[Prompt]:
Please output every line of the material as it stands, without the pictures.

--- START ---

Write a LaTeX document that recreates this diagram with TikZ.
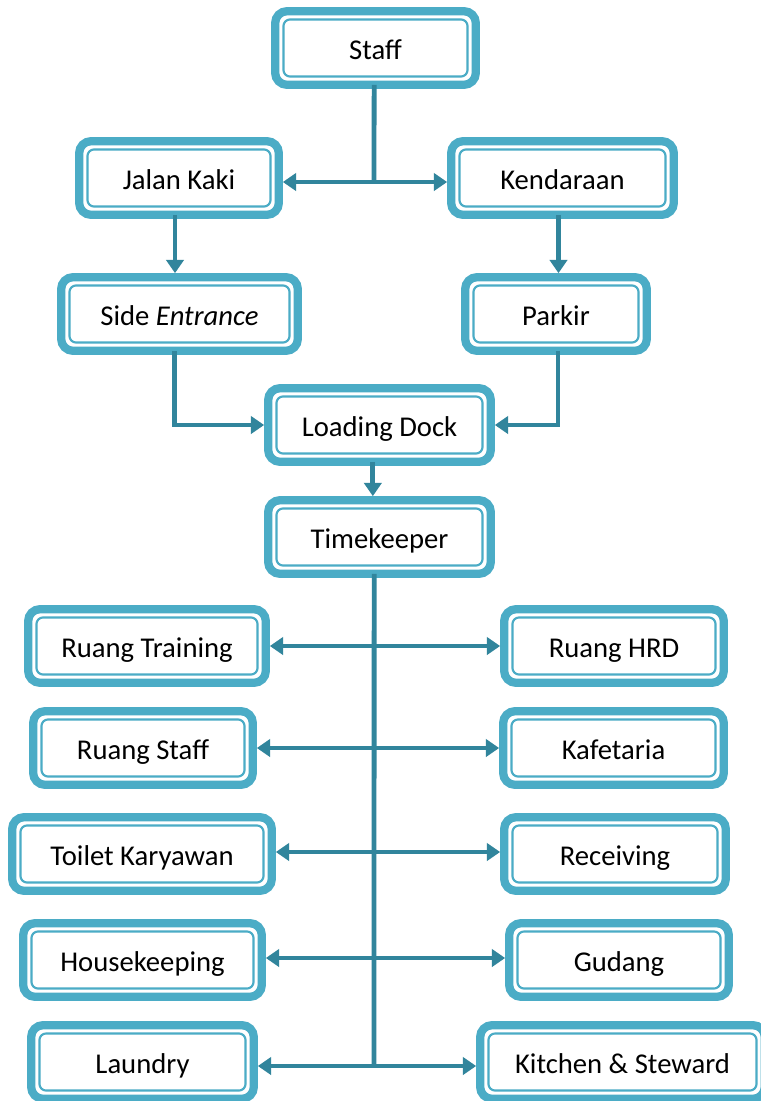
\documentclass[tikz,border=0pt]{standalone}
\usepackage{fontspec}
\setmainfont{Carlito}
\usetikzlibrary{arrows.meta,calc}
\definecolor{frame}{HTML}{4BACC6}
\definecolor{conn}{HTML}{31859C}
\tikzset{
  obox/.style={draw=frame, line width=6.2pt, rounded corners=9pt, fill=white, inner sep=0pt,
    outer sep=0pt, text height=17pt, text depth=0pt, font=\fontsize{21.5}{26}\selectfont},
  ibox/.style={draw=frame, line width=1.6pt, rounded corners=5pt},
  arr/.style={draw=conn, line width=3.6pt, -{Triangle[length=10pt,width=13pt]}, shorten >=3pt},
  plain/.style={draw=conn, line width=3.6pt}
}
\newcommand\bx[6]{%
  \node[obox, minimum width={0.75pt*(#4-8.3)}, minimum height={0.75pt*(#5-8.3)}] (#1) at (#2,#3) {#6};
  \draw[ibox] ([shift={(8.3,8.3)}]#1.north west) rectangle ([shift={(-8.3,-8.3)}]#1.south east);
}
\begin{document}
\begin{tikzpicture}[x=0.75pt,y=-0.75pt]
\useasboundingbox (0,0) rectangle (761,1101);
\fill[white] (0,0) rectangle (761,1101);
% boxes
\bx{st}{375.5}{48}{209}{82}{Staff}
\bx{jk}{179}{178}{208}{82}{Jalan Kaki}
\bx{kd}{562.5}{178}{231}{82}{Kendaraan}
\bx{se}{179.5}{314}{245}{82}{Side \textit{Entrance}}
\bx{pk}{556}{314}{190}{82}{Parkir}
\bx{ld}{379.5}{425}{231}{82}{Loading Dock}
\bx{tk}{379.5}{537}{231}{82}{Timekeeper}
\bx{rt}{147}{646}{246}{82}{Ruang Training}
\bx{hrd}{614}{646}{228}{82}{Ruang HRD}
\bx{rs}{143}{748}{228}{82}{Ruang Staff}
\bx{kf}{613.5}{748}{229}{82}{Kafetaria}
\bx{tl}{142}{854}{268}{82}{Toilet Karyawan}
\bx{rc}{615}{854}{230}{82}{Receiving}
\bx{hk}{142.5}{960}{247}{82}{Housekeeping}
\bx{gd}{619}{960}{228}{82}{Gudang}
\bx{la}{142.5}{1062}{231}{82}{Laundry}
\bx{ks}{622.5}{1062}{293}{82}{Kitchen \& Steward}
% connectors
\coordinate (s1) at (374,182);
\draw[plain] ([xshift=-1pt]st.south) -- (s1);
\draw[arr] (s1) -- (s1 -| jk.east);
\draw[arr] (s1) -- (s1 -| kd.west);
\draw[arr] ([xshift=-3pt]jk.south) -- ([xshift=-3pt]jk.south |- se.north);
\draw[arr] ([xshift=-3pt]kd.south) -- ([xshift=-3pt]kd.south |- pk.north);
\draw[arr] ([xshift=-3.5pt]se.south) |- (ld.west);
\draw[arr] ([xshift=1.5pt]pk.south) |- (ld.east);
\draw[arr] ([xshift=-5pt]ld.south) -- ([xshift=-5pt]ld.south |- tk.north);
\coordinate (t1) at (374,646);
\coordinate (t2) at (374,748);
\coordinate (t3) at (374,852);
\coordinate (t4) at (374,958);
\coordinate (t5) at (374,1066);
\draw[plain] ([xshift=-4pt]tk.south) -- (t5);
\foreach \c/\l/\r in {t1/rt/hrd,t2/rs/kf,t3/tl/rc,t4/hk/gd,t5/la/ks}{
  \draw[arr] (\c) -- (\c -| \l.east);
  \draw[arr] (\c) -- (\c -| \r.west);
}
\end{tikzpicture}
\end{document}
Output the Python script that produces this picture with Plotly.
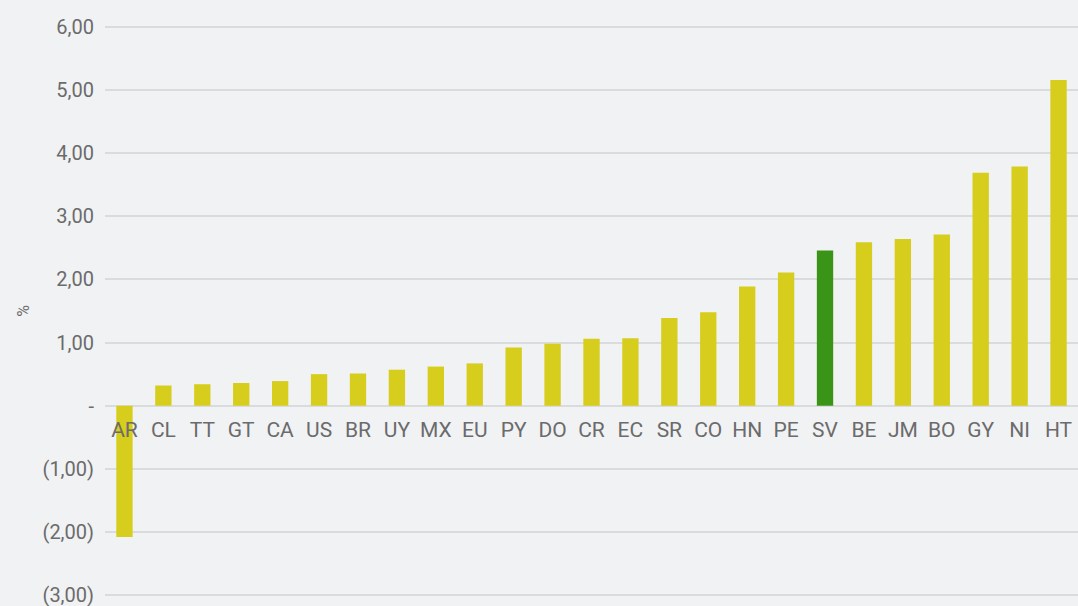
import plotly.graph_objects as go

categories = ["AR", "CL", "TT", "GT", "CA", "US", "BR", "UY", "MX", "EU", "PY", "DO", "CR",
              "EC", "SR", "CO", "HN", "PE", "SV", "BE", "JM", "BO", "GY", "NI", "HT"]
values = [-2.08, 0.32, 0.34, 0.36, 0.39, 0.50, 0.51, 0.57, 0.62, 0.67, 0.92, 0.98, 1.06,
          1.07, 1.39, 1.48, 1.89, 2.11, 2.46, 2.59, 2.64, 2.71, 3.69, 3.79, 5.16]
highlight = "SV"
tick_vals = [-3, -2, -1, 0, 1, 2, 3, 4, 5, 6]
tick_text = ["(3,00)", "(2,00)", "(1,00)", "-", "1,00", "2,00", "3,00", "4,00", "5,00", "6,00"]

YELLOW = "#d7cd1c"
GREEN = "#3a9418"
BG = "#f1f2f4"
GRID = "#dadbdd"
TXT = "#6b6b6b"
FONT = "Roboto, sans-serif"

colors = [GREEN if c == highlight else YELLOW for c in categories]

y_min, y_max = -3.03, 6.03

fig = go.Figure(go.Bar(x=categories, y=values, marker=dict(color=colors, line=dict(width=0)),
                       width=0.42))

fig.update_layout(
    width=1078, height=606,
    paper_bgcolor=BG, plot_bgcolor=BG,
    margin=dict(l=105, r=0, t=25, b=9),
    showlegend=False,
    font=dict(family=FONT, color=TXT, size=20),
)
fig.update_yaxes(
    range=[y_min, y_max], tickvals=tick_vals, ticktext=tick_text,
    showgrid=True, gridcolor=GRID, gridwidth=1.5, zeroline=False,
    showline=False, ticks="", ticklabelstandoff=10, automargin=False,
    ticklabeloverflow="allow",
    tickfont=dict(family=FONT, size=20, color=TXT),
    title=dict(text="%", font=dict(family=FONT, size=16, color=TXT), standoff=8),
)
fig.update_xaxes(
    anchor="free", position=(0 - y_min) / (y_max - y_min),
    showline=False, showgrid=False, zeroline=False, ticks="",
    tickfont=dict(family=FONT, size=21, color=TXT), automargin=False,
    tickangle=0, ticklabelstandoff=9,
)

fig.write_html("out.html", config={"displayModeBar": False},
               post_script="document.body.style.margin='0';document.body.style.background='" + BG + "';")
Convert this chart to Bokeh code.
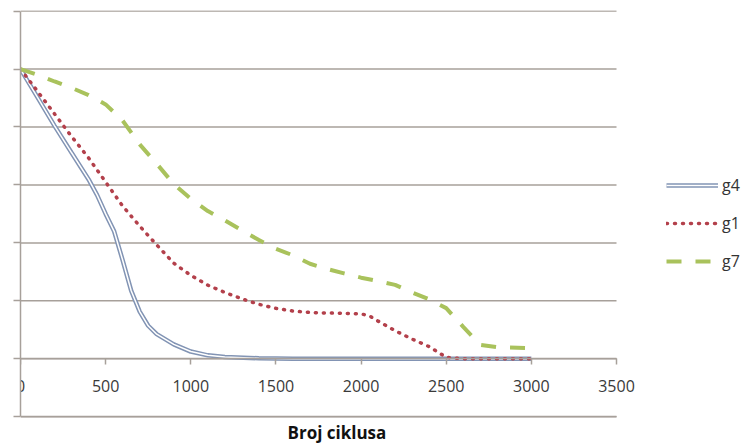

--- END ---

[Answer to this task]:
Write a LaTeX document that recreates this diagram with TikZ.
\documentclass[tikz,border=0pt]{standalone}
\usepackage{fontspec}
\setmainfont{Carlito}
\usetikzlibrary{arrows.meta,calc}
\definecolor{frame}{HTML}{4BACC6}
\definecolor{conn}{HTML}{31859C}
\tikzset{
  obox/.style={draw=frame, line width=6.2pt, rounded corners=9pt, fill=white, inner sep=0pt,
    outer sep=0pt, text height=17pt, text depth=0pt, font=\fontsize{21.5}{26}\selectfont},
  ibox/.style={draw=frame, line width=1.6pt, rounded corners=5pt},
  arr/.style={draw=conn, line width=3.6pt, -{Triangle[length=10pt,width=13pt]}, shorten >=3pt},
  plain/.style={draw=conn, line width=3.6pt}
}
\newcommand\bx[6]{%
  \node[obox, minimum width={0.75pt*(#4-8.3)}, minimum height={0.75pt*(#5-8.3)}] (#1) at (#2,#3) {#6};
  \draw[ibox] ([shift={(8.3,8.3)}]#1.north west) rectangle ([shift={(-8.3,-8.3)}]#1.south east);
}
\begin{document}
\begin{tikzpicture}[x=0.75pt,y=-0.75pt]
\useasboundingbox (0,0) rectangle (761,1101);
\fill[white] (0,0) rectangle (761,1101);
% boxes
\bx{st}{375.5}{48}{209}{82}{Staff}
\bx{jk}{179}{178}{208}{82}{Jalan Kaki}
\bx{kd}{562.5}{178}{231}{82}{Kendaraan}
\bx{se}{179.5}{314}{245}{82}{Side \textit{Entrance}}
\bx{pk}{556}{314}{190}{82}{Parkir}
\bx{ld}{379.5}{425}{231}{82}{Loading Dock}
\bx{tk}{379.5}{537}{231}{82}{Timekeeper}
\bx{rt}{147}{646}{246}{82}{Ruang Training}
\bx{hrd}{614}{646}{228}{82}{Ruang HRD}
\bx{rs}{143}{748}{228}{82}{Ruang Staff}
\bx{kf}{613.5}{748}{229}{82}{Kafetaria}
\bx{tl}{142}{854}{268}{82}{Toilet Karyawan}
\bx{rc}{615}{854}{230}{82}{Receiving}
\bx{hk}{142.5}{960}{247}{82}{Housekeeping}
\bx{gd}{619}{960}{228}{82}{Gudang}
\bx{la}{142.5}{1062}{231}{82}{Laundry}
\bx{ks}{622.5}{1062}{293}{82}{Kitchen \& Steward}
% connectors
\coordinate (s1) at (374,182);
\draw[plain] ([xshift=-1pt]st.south) -- (s1);
\draw[arr] (s1) -- (s1 -| jk.east);
\draw[arr] (s1) -- (s1 -| kd.west);
\draw[arr] ([xshift=-3pt]jk.south) -- ([xshift=-3pt]jk.south |- se.north);
\draw[arr] ([xshift=-3pt]kd.south) -- ([xshift=-3pt]kd.south |- pk.north);
\draw[arr] ([xshift=-3.5pt]se.south) |- (ld.west);
\draw[arr] ([xshift=1.5pt]pk.south) |- (ld.east);
\draw[arr] ([xshift=-5pt]ld.south) -- ([xshift=-5pt]ld.south |- tk.north);
\coordinate (t1) at (374,646);
\coordinate (t2) at (374,748);
\coordinate (t3) at (374,852);
\coordinate (t4) at (374,958);
\coordinate (t5) at (374,1066);
\draw[plain] ([xshift=-4pt]tk.south) -- (t5);
\foreach \c/\l/\r in {t1/rt/hrd,t2/rs/kf,t3/tl/rc,t4/hk/gd,t5/la/ks}{
  \draw[arr] (\c) -- (\c -| \l.east);
  \draw[arr] (\c) -- (\c -| \r.west);
}
\end{tikzpicture}
\end{document}
Output the Python script that produces this picture with Plotly.
import plotly.graph_objects as go

categories = ["AR", "CL", "TT", "GT", "CA", "US", "BR", "UY", "MX", "EU", "PY", "DO", "CR",
              "EC", "SR", "CO", "HN", "PE", "SV", "BE", "JM", "BO", "GY", "NI", "HT"]
values = [-2.08, 0.32, 0.34, 0.36, 0.39, 0.50, 0.51, 0.57, 0.62, 0.67, 0.92, 0.98, 1.06,
          1.07, 1.39, 1.48, 1.89, 2.11, 2.46, 2.59, 2.64, 2.71, 3.69, 3.79, 5.16]
highlight = "SV"
tick_vals = [-3, -2, -1, 0, 1, 2, 3, 4, 5, 6]
tick_text = ["(3,00)", "(2,00)", "(1,00)", "-", "1,00", "2,00", "3,00", "4,00", "5,00", "6,00"]

YELLOW = "#d7cd1c"
GREEN = "#3a9418"
BG = "#f1f2f4"
GRID = "#dadbdd"
TXT = "#6b6b6b"
FONT = "Roboto, sans-serif"

colors = [GREEN if c == highlight else YELLOW for c in categories]

y_min, y_max = -3.03, 6.03

fig = go.Figure(go.Bar(x=categories, y=values, marker=dict(color=colors, line=dict(width=0)),
                       width=0.42))

fig.update_layout(
    width=1078, height=606,
    paper_bgcolor=BG, plot_bgcolor=BG,
    margin=dict(l=105, r=0, t=25, b=9),
    showlegend=False,
    font=dict(family=FONT, color=TXT, size=20),
)
fig.update_yaxes(
    range=[y_min, y_max], tickvals=tick_vals, ticktext=tick_text,
    showgrid=True, gridcolor=GRID, gridwidth=1.5, zeroline=False,
    showline=False, ticks="", ticklabelstandoff=10, automargin=False,
    ticklabeloverflow="allow",
    tickfont=dict(family=FONT, size=20, color=TXT),
    title=dict(text="%", font=dict(family=FONT, size=16, color=TXT), standoff=8),
)
fig.update_xaxes(
    anchor="free", position=(0 - y_min) / (y_max - y_min),
    showline=False, showgrid=False, zeroline=False, ticks="",
    tickfont=dict(family=FONT, size=21, color=TXT), automargin=False,
    tickangle=0, ticklabelstandoff=9,
)

fig.write_html("out.html", config={"displayModeBar": False},
               post_script="document.body.style.margin='0';document.body.style.background='" + BG + "';")
Convert this chart to Bokeh code.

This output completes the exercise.